*Data segment*
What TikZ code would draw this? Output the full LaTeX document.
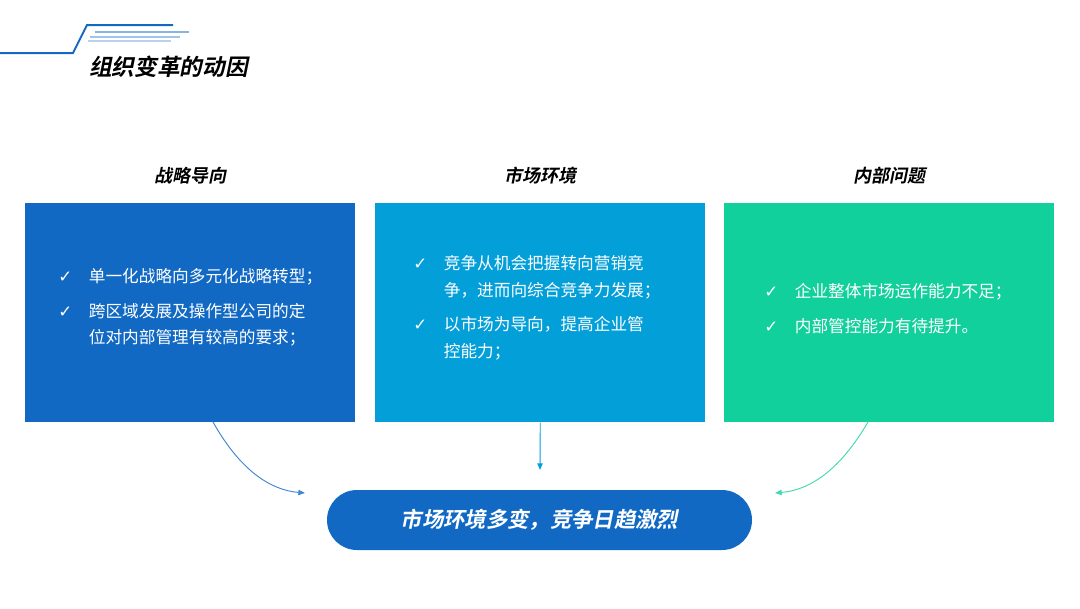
\documentclass[tikz,border=0pt]{standalone}
\usepackage{fontspec}
\setmainfont{Noto Sans CJK SC}
\newfontfamily\cjkb[FakeSlant=0.2]{Noto Sans CJK SC Bold}
\newfontfamily\dv{DejaVu Sans}
\usetikzlibrary{arrows.meta}
\definecolor{cA}{HTML}{1169C4}
\definecolor{cB}{HTML}{039FD8}
\definecolor{cC}{HTML}{12D09C}
\begin{document}
\begin{tikzpicture}[x=0.75pt,y=-0.75pt,
 box/.style={minimum width=330*0.75pt,minimum height=219*0.75pt,inner sep=0,anchor=north west},
 head/.style={font=\cjkb\fontsize{13.5}{15}\selectfont},
 txt/.style={text=white,font=\fontsize{12.5}{20}\selectfont,align=left,anchor=north west,inner sep=0},
 arr/.style={-{Triangle[length=5pt,width=4pt]},line width=0.7pt}]
\useasboundingbox (0,0) rectangle (1080,608);
\fill[white] (0,0) rectangle (1080,608);
\draw[line width=1.5pt,cA] (0,53) -- (73,53) -- (87,25) -- (173,25);
\draw[line width=0.8pt,cA!50] (95,32) -- (189,32);
\draw[line width=0.8pt,cA!40] (90,37) -- (180,37);
\draw[line width=0.8pt,cA!30] (88,41) -- (171,41);
\node[anchor=west,inner sep=0,font=\cjkb\fontsize{17}{20}\selectfont] (title) at (89,67) {组织变革的动因};

\node[head] (h1) at (190,176) {战略导向};
\node[head] (h2) at (540,176) {市场环境};
\node[head] (h3) at (889,176) {内部问题};

\node[box,fill=cA] (b1) at (25,203) {};
\node[box,fill=cB] (b2) at (375,203) {};
\node[box,fill=cC] (b3) at (724,203) {};

\node[txt] (t1) at (58,268) {{\dv ✓}\quad 单一化战略向多元化战略转型；\\[6pt]
{\dv ✓}\quad 跨区域发展及操作型公司的定\\\phantom{{\dv ✓}\quad }位对内部管理有较高的要求；};
\node[txt] (t2) at (413,255) {{\dv ✓}\quad 竞争从机会把握转向营销竞\\\phantom{{\dv ✓}\quad }争，进而向综合竞争力发展；\\[6pt]
{\dv ✓}\quad 以市场为导向，提高企业管\\\phantom{{\dv ✓}\quad }控能力；};
\node[txt] (t3) at (764,283) {{\dv ✓}\quad 企业整体市场运作能力不足；\\[6pt]
{\dv ✓}\quad 内部管控能力有待提升。};

\node[fill=cA,rounded corners=30*0.75pt,minimum width=425*0.75pt,minimum height=60*0.75pt,text=white,font=\cjkb\fontsize{16}{18}\selectfont] (p) at (539.5,520) {市场环境多变，竞争日趋激烈};

\coordinate (l) at (305,493); \coordinate (r) at (775,493);
\draw[arr,cA!80] (213,422) .. controls (240,470) and (270,490) .. (l);
\draw[arr,cB] (b2.south) -- (540,470);
\draw[arr,cC!80] (868,422) .. controls (840,470) and (810,490) .. (r);
\end{tikzpicture}
\end{document}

*Brief*
Leave out the pictures and output the rest of the material exactly as written.

*Result for this task*
What TikZ code would draw this? Output the full LaTeX document.
\documentclass[tikz,border=0pt]{standalone}
\usepackage{fontspec}
\setmainfont{Noto Sans CJK SC}
\newfontfamily\cjkb[FakeSlant=0.2]{Noto Sans CJK SC Bold}
\newfontfamily\dv{DejaVu Sans}
\usetikzlibrary{arrows.meta}
\definecolor{cA}{HTML}{1169C4}
\definecolor{cB}{HTML}{039FD8}
\definecolor{cC}{HTML}{12D09C}
\begin{document}
\begin{tikzpicture}[x=0.75pt,y=-0.75pt,
 box/.style={minimum width=330*0.75pt,minimum height=219*0.75pt,inner sep=0,anchor=north west},
 head/.style={font=\cjkb\fontsize{13.5}{15}\selectfont},
 txt/.style={text=white,font=\fontsize{12.5}{20}\selectfont,align=left,anchor=north west,inner sep=0},
 arr/.style={-{Triangle[length=5pt,width=4pt]},line width=0.7pt}]
\useasboundingbox (0,0) rectangle (1080,608);
\fill[white] (0,0) rectangle (1080,608);
\draw[line width=1.5pt,cA] (0,53) -- (73,53) -- (87,25) -- (173,25);
\draw[line width=0.8pt,cA!50] (95,32) -- (189,32);
\draw[line width=0.8pt,cA!40] (90,37) -- (180,37);
\draw[line width=0.8pt,cA!30] (88,41) -- (171,41);
\node[anchor=west,inner sep=0,font=\cjkb\fontsize{17}{20}\selectfont] (title) at (89,67) {组织变革的动因};

\node[head] (h1) at (190,176) {战略导向};
\node[head] (h2) at (540,176) {市场环境};
\node[head] (h3) at (889,176) {内部问题};

\node[box,fill=cA] (b1) at (25,203) {};
\node[box,fill=cB] (b2) at (375,203) {};
\node[box,fill=cC] (b3) at (724,203) {};

\node[txt] (t1) at (58,268) {{\dv ✓}\quad 单一化战略向多元化战略转型；\\[6pt]
{\dv ✓}\quad 跨区域发展及操作型公司的定\\\phantom{{\dv ✓}\quad }位对内部管理有较高的要求；};
\node[txt] (t2) at (413,255) {{\dv ✓}\quad 竞争从机会把握转向营销竞\\\phantom{{\dv ✓}\quad }争，进而向综合竞争力发展；\\[6pt]
{\dv ✓}\quad 以市场为导向，提高企业管\\\phantom{{\dv ✓}\quad }控能力；};
\node[txt] (t3) at (764,283) {{\dv ✓}\quad 企业整体市场运作能力不足；\\[6pt]
{\dv ✓}\quad 内部管控能力有待提升。};

\node[fill=cA,rounded corners=30*0.75pt,minimum width=425*0.75pt,minimum height=60*0.75pt,text=white,font=\cjkb\fontsize{16}{18}\selectfont] (p) at (539.5,520) {市场环境多变，竞争日趋激烈};

\coordinate (l) at (305,493); \coordinate (r) at (775,493);
\draw[arr,cA!80] (213,422) .. controls (240,470) and (270,490) .. (l);
\draw[arr,cB] (b2.south) -- (540,470);
\draw[arr,cC!80] (868,422) .. controls (840,470) and (810,490) .. (r);
\end{tikzpicture}
\end{document}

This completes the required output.